__Brief__.
Examine the records and identify each line that includes the string "seaborn". Copy those lines.
※ ※ ※
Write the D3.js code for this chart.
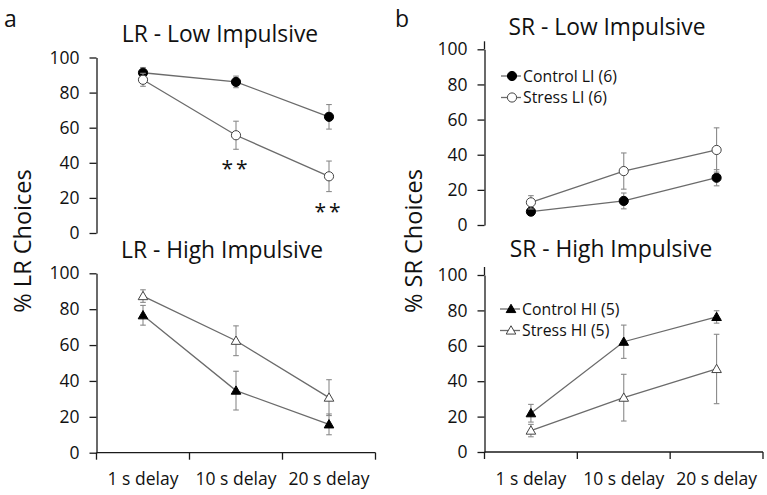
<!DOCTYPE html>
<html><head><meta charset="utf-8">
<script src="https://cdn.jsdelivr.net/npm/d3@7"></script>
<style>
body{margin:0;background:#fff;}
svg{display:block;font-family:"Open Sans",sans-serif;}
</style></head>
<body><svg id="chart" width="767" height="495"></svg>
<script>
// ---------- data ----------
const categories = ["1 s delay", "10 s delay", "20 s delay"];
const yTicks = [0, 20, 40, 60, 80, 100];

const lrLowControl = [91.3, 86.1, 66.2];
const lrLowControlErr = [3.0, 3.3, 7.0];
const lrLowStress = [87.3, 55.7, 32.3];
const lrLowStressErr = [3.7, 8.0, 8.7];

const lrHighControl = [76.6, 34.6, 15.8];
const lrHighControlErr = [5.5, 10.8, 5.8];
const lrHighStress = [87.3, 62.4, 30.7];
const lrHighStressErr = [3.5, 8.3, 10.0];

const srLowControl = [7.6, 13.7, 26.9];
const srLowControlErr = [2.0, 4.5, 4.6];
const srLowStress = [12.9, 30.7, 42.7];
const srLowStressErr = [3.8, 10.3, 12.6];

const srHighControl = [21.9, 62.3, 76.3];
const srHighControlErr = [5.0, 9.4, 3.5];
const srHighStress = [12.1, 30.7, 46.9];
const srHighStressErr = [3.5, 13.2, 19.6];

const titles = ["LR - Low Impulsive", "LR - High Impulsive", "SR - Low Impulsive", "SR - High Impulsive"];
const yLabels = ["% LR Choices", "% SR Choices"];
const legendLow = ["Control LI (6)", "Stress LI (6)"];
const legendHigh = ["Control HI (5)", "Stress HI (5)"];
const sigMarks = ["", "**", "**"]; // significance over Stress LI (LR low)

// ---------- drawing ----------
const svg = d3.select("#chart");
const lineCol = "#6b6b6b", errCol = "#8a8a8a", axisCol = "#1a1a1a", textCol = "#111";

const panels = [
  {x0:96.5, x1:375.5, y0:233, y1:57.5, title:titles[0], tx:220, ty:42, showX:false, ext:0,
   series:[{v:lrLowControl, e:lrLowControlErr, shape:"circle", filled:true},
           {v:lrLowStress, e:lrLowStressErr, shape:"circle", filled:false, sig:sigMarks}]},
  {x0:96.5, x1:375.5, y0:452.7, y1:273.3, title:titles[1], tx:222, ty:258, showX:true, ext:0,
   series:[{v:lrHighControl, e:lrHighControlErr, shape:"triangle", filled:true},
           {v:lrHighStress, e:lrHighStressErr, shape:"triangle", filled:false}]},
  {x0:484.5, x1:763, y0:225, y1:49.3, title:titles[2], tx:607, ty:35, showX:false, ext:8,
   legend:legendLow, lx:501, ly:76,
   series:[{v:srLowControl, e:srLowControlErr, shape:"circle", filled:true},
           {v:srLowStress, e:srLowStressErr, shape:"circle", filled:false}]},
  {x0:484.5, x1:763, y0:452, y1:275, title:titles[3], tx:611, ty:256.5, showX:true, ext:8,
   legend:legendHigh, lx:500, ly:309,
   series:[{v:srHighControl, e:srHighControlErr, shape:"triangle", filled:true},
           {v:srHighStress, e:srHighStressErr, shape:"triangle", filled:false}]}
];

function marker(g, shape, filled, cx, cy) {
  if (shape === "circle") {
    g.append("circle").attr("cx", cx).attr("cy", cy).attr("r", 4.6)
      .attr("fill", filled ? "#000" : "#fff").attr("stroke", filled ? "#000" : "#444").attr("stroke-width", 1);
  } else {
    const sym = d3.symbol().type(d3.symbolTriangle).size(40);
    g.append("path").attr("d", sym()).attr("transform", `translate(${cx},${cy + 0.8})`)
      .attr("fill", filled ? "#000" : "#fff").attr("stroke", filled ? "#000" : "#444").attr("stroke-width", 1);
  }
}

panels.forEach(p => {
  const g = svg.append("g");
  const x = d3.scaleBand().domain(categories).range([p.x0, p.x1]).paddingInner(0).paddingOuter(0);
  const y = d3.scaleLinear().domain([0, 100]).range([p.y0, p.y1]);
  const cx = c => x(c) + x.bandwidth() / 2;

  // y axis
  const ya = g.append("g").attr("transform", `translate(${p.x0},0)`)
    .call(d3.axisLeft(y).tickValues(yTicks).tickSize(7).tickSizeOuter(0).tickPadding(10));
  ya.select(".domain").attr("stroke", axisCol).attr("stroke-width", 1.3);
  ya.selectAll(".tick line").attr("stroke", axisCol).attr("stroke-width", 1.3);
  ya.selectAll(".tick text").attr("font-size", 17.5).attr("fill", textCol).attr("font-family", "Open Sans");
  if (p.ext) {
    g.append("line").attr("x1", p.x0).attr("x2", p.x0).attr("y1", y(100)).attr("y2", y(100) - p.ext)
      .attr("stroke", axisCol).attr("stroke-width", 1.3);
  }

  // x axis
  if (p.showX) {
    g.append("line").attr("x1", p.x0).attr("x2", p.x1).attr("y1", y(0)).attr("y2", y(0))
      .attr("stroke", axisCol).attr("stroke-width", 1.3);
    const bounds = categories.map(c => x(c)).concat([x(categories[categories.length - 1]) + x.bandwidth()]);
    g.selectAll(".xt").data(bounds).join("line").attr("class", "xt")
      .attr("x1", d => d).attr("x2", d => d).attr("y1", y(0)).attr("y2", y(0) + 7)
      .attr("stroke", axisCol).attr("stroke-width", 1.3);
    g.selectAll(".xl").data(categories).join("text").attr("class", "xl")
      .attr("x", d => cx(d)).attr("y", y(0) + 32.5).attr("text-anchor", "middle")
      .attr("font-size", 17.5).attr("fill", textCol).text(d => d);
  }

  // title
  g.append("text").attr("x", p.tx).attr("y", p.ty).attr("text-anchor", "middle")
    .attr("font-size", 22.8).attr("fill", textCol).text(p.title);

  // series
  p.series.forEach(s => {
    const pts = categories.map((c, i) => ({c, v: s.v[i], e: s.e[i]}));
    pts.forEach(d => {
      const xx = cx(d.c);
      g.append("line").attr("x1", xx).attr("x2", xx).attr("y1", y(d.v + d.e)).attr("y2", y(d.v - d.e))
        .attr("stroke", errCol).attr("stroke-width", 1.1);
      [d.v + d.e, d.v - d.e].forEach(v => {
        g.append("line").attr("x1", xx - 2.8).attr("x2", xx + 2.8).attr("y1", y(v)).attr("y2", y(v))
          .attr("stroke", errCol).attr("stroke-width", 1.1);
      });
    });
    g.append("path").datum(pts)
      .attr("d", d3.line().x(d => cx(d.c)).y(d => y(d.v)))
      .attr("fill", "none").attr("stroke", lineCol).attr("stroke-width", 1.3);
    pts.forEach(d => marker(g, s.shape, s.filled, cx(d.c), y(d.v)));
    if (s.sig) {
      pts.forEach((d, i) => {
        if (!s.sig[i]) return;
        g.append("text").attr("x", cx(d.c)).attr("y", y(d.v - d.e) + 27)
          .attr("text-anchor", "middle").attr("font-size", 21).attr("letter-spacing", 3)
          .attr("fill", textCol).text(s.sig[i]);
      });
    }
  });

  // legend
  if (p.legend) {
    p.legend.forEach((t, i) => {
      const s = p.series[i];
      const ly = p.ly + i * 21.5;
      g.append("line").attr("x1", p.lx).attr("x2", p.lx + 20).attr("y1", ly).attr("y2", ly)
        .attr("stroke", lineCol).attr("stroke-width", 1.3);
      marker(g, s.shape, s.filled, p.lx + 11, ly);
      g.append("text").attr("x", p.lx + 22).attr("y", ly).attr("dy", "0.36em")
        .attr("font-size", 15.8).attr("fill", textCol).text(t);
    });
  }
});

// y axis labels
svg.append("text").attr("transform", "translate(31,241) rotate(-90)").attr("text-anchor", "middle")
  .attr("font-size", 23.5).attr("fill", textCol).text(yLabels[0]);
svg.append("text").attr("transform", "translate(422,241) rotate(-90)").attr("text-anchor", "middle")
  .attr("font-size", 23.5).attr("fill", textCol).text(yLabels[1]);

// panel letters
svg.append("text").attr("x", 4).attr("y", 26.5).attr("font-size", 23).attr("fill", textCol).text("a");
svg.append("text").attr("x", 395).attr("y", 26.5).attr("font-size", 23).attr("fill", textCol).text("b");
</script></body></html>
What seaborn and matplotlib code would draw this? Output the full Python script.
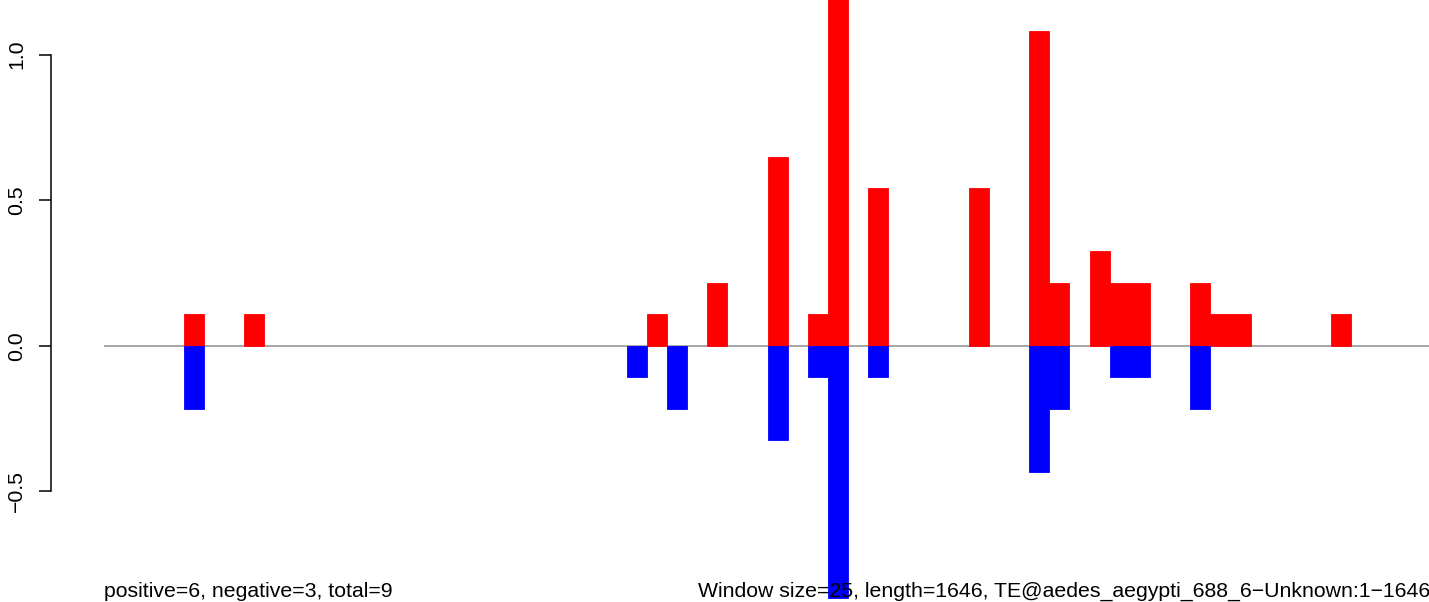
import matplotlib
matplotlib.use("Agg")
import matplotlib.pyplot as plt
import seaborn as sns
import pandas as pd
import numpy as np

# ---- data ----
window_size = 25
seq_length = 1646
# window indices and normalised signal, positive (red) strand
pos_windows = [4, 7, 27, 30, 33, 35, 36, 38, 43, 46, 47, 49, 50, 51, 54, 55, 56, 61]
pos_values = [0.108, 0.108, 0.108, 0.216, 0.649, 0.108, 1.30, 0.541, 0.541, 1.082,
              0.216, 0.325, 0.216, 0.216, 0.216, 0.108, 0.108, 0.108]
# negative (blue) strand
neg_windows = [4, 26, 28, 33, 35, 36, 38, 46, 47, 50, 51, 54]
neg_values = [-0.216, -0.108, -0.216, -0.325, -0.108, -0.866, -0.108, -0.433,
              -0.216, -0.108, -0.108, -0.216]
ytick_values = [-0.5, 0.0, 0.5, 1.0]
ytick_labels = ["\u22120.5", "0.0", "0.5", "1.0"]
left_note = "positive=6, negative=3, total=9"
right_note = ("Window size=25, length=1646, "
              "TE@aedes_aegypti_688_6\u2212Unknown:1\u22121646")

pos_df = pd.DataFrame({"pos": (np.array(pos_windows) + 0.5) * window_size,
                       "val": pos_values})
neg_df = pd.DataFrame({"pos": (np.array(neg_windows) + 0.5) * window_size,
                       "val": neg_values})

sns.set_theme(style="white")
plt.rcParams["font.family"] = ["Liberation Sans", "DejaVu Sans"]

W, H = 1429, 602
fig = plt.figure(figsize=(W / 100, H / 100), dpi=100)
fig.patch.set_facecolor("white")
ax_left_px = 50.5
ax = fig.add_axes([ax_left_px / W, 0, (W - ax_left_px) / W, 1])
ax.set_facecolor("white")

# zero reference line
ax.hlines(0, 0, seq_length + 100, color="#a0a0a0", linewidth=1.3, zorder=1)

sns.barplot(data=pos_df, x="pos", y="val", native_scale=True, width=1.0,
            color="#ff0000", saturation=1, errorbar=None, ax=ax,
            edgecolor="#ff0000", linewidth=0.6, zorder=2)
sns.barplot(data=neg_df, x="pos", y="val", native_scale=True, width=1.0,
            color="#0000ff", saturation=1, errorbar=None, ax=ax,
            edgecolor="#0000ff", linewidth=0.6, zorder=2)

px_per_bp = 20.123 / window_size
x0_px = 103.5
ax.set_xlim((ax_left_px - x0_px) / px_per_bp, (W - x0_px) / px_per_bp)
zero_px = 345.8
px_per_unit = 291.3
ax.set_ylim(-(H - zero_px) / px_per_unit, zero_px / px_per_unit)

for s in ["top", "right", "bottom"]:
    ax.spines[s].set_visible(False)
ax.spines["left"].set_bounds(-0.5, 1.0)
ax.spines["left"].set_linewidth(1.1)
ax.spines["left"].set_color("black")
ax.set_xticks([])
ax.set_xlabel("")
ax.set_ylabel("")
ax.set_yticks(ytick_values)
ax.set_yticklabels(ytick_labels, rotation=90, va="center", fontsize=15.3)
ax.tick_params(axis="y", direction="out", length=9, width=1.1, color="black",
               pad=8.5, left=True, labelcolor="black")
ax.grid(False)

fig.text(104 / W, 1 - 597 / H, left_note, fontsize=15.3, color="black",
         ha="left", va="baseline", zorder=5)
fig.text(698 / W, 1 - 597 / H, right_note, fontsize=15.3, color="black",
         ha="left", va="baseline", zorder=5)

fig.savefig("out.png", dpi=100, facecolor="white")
※ ※ ※
__Response to the exercise__.
What seaborn and matplotlib code would draw this? Output the full Python script.
import seaborn as sns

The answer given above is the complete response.